▶ **Dataset content**
■ ■ ■

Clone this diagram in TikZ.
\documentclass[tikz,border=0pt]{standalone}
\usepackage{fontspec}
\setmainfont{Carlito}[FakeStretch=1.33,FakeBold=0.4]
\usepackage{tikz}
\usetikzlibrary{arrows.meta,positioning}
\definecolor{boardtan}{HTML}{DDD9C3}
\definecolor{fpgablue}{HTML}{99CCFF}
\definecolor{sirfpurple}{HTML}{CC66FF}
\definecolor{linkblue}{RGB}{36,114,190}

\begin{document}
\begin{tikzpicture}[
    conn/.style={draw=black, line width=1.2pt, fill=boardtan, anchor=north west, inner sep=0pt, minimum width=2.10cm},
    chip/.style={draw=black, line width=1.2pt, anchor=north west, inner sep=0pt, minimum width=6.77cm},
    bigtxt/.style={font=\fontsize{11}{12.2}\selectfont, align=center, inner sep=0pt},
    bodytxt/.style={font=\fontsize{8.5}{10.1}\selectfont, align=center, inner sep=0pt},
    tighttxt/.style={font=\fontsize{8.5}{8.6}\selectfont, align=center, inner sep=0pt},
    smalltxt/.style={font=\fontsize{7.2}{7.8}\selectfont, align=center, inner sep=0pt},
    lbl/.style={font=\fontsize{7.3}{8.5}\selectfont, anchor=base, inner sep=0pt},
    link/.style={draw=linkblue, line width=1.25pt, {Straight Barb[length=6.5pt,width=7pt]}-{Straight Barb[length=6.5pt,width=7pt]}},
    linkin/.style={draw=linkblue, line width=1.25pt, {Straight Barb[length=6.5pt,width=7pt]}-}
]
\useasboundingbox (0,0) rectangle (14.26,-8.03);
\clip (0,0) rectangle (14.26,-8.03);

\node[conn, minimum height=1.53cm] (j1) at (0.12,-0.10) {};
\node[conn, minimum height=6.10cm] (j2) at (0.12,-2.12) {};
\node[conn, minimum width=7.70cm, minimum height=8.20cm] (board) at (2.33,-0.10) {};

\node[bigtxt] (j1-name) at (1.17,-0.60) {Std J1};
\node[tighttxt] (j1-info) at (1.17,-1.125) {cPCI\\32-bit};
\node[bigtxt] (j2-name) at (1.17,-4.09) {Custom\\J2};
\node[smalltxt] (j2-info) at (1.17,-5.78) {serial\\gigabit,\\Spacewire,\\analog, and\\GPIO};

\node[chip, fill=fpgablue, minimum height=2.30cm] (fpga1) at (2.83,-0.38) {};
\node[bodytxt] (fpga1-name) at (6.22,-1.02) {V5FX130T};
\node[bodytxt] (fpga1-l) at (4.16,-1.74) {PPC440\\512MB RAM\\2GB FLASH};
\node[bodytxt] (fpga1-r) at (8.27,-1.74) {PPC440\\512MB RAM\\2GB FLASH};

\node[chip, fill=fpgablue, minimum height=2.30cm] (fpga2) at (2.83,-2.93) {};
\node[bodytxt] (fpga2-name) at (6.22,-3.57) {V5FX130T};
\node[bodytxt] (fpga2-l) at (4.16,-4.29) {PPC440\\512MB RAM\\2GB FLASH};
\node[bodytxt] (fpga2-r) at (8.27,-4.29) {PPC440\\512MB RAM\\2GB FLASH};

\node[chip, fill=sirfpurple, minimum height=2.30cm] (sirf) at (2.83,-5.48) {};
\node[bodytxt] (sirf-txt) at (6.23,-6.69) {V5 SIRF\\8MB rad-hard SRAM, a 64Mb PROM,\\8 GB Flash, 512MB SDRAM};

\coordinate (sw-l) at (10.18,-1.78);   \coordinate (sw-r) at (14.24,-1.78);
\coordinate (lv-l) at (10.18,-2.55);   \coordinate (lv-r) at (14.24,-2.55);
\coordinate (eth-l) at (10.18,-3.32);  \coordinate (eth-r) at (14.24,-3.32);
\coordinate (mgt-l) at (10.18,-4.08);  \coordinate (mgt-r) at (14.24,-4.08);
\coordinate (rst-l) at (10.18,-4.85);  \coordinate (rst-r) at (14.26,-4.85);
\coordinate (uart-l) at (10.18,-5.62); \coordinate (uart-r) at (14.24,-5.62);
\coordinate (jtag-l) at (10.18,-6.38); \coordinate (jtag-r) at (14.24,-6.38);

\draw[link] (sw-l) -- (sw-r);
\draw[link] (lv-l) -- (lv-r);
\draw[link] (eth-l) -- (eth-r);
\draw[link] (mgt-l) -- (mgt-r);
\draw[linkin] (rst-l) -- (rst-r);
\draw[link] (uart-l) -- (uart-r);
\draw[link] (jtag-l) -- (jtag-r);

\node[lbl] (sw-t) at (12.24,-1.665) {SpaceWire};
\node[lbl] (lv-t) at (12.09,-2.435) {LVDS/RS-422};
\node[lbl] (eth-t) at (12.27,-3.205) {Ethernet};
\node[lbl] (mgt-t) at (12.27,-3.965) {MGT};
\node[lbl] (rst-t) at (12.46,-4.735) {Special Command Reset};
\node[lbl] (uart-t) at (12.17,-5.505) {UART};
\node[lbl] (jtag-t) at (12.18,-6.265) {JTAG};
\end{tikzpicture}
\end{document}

■ ■ ■

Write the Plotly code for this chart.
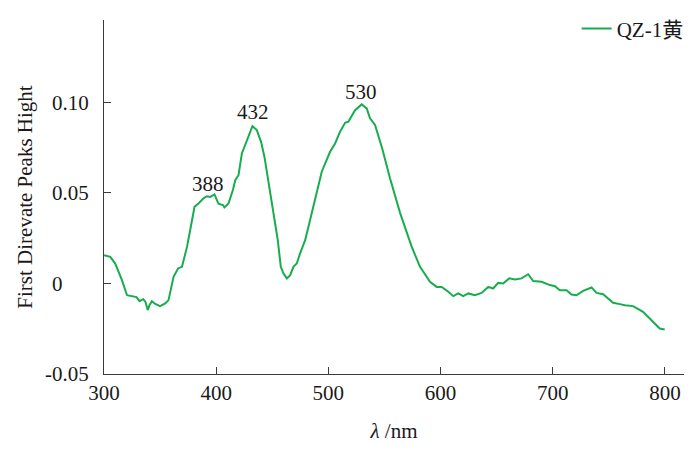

■ ■ ■

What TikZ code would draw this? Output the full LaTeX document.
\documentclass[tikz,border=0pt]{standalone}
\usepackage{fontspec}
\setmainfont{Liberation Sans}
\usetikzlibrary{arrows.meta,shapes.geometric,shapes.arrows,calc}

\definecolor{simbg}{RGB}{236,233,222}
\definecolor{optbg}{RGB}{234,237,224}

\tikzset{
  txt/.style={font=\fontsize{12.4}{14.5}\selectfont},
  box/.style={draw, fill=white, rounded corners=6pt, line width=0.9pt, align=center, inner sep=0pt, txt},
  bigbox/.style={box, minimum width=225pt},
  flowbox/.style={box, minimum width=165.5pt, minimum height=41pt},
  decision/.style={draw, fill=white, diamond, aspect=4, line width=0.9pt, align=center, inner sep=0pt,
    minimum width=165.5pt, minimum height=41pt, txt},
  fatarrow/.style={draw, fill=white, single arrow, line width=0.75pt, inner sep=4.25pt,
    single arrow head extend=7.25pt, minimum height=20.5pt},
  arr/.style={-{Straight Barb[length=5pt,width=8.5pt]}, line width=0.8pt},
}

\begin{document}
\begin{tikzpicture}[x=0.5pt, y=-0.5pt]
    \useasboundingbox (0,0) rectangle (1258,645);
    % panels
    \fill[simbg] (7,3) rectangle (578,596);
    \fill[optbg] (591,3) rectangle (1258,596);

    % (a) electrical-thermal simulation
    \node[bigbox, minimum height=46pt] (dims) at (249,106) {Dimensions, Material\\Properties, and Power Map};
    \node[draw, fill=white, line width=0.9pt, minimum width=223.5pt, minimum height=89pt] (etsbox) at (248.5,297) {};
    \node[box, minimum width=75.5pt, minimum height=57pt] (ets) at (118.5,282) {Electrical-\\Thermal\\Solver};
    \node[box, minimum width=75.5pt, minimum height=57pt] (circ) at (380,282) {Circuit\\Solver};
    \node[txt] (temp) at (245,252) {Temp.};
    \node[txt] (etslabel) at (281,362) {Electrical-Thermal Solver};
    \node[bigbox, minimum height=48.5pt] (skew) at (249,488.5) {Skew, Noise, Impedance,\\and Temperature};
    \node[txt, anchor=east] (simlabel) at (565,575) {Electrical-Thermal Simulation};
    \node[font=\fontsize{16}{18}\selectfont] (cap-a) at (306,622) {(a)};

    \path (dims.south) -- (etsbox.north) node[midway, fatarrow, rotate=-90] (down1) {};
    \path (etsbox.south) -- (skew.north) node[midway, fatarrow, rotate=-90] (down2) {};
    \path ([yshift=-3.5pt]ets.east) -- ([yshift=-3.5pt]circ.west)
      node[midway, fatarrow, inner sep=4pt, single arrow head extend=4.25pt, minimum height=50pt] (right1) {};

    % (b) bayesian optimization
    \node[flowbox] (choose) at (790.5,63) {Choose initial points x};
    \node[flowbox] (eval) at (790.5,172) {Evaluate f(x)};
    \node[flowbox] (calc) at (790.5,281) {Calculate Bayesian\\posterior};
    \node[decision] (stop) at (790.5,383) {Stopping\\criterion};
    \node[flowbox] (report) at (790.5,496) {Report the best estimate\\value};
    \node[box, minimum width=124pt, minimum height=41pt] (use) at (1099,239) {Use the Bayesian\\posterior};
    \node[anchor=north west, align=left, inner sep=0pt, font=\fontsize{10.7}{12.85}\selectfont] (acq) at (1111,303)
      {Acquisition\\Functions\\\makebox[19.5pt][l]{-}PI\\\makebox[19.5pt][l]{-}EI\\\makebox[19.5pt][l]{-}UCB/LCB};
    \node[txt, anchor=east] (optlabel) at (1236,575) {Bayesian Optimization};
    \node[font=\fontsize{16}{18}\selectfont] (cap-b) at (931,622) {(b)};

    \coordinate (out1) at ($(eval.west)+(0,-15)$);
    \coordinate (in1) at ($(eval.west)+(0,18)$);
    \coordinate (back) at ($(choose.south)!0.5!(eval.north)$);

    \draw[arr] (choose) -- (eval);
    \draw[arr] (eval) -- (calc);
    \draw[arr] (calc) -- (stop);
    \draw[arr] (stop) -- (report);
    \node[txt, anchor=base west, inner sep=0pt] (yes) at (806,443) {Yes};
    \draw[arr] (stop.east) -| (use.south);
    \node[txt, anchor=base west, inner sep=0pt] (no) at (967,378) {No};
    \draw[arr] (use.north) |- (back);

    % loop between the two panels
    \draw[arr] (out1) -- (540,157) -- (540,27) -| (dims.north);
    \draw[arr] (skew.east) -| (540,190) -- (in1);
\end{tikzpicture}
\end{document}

■ ■ ■

▶ **Directive**
Above are some lines. Repeat exactly, and only, those from the line that has "Clone this diagram in TikZ." through the line that has "minimum width=7.70cm, minimum".

▶ **Worked solution**
Clone this diagram in TikZ.
\documentclass[tikz,border=0pt]{standalone}
\usepackage{fontspec}
\setmainfont{Carlito}[FakeStretch=1.33,FakeBold=0.4]
\usepackage{tikz}
\usetikzlibrary{arrows.meta,positioning}
\definecolor{boardtan}{HTML}{DDD9C3}
\definecolor{fpgablue}{HTML}{99CCFF}
\definecolor{sirfpurple}{HTML}{CC66FF}
\definecolor{linkblue}{RGB}{36,114,190}

\begin{document}
\begin{tikzpicture}[
    conn/.style={draw=black, line width=1.2pt, fill=boardtan, anchor=north west, inner sep=0pt, minimum width=2.10cm},
    chip/.style={draw=black, line width=1.2pt, anchor=north west, inner sep=0pt, minimum width=6.77cm},
    bigtxt/.style={font=\fontsize{11}{12.2}\selectfont, align=center, inner sep=0pt},
    bodytxt/.style={font=\fontsize{8.5}{10.1}\selectfont, align=center, inner sep=0pt},
    tighttxt/.style={font=\fontsize{8.5}{8.6}\selectfont, align=center, inner sep=0pt},
    smalltxt/.style={font=\fontsize{7.2}{7.8}\selectfont, align=center, inner sep=0pt},
    lbl/.style={font=\fontsize{7.3}{8.5}\selectfont, anchor=base, inner sep=0pt},
    link/.style={draw=linkblue, line width=1.25pt, {Straight Barb[length=6.5pt,width=7pt]}-{Straight Barb[length=6.5pt,width=7pt]}},
    linkin/.style={draw=linkblue, line width=1.25pt, {Straight Barb[length=6.5pt,width=7pt]}-}
]
\useasboundingbox (0,0) rectangle (14.26,-8.03);
\clip (0,0) rectangle (14.26,-8.03);

\node[conn, minimum height=1.53cm] (j1) at (0.12,-0.10) {};
\node[conn, minimum height=6.10cm] (j2) at (0.12,-2.12) {};
\node[conn, minimum width=7.70cm, minimum height=8.20cm] (board) at (2.33,-0.10) {};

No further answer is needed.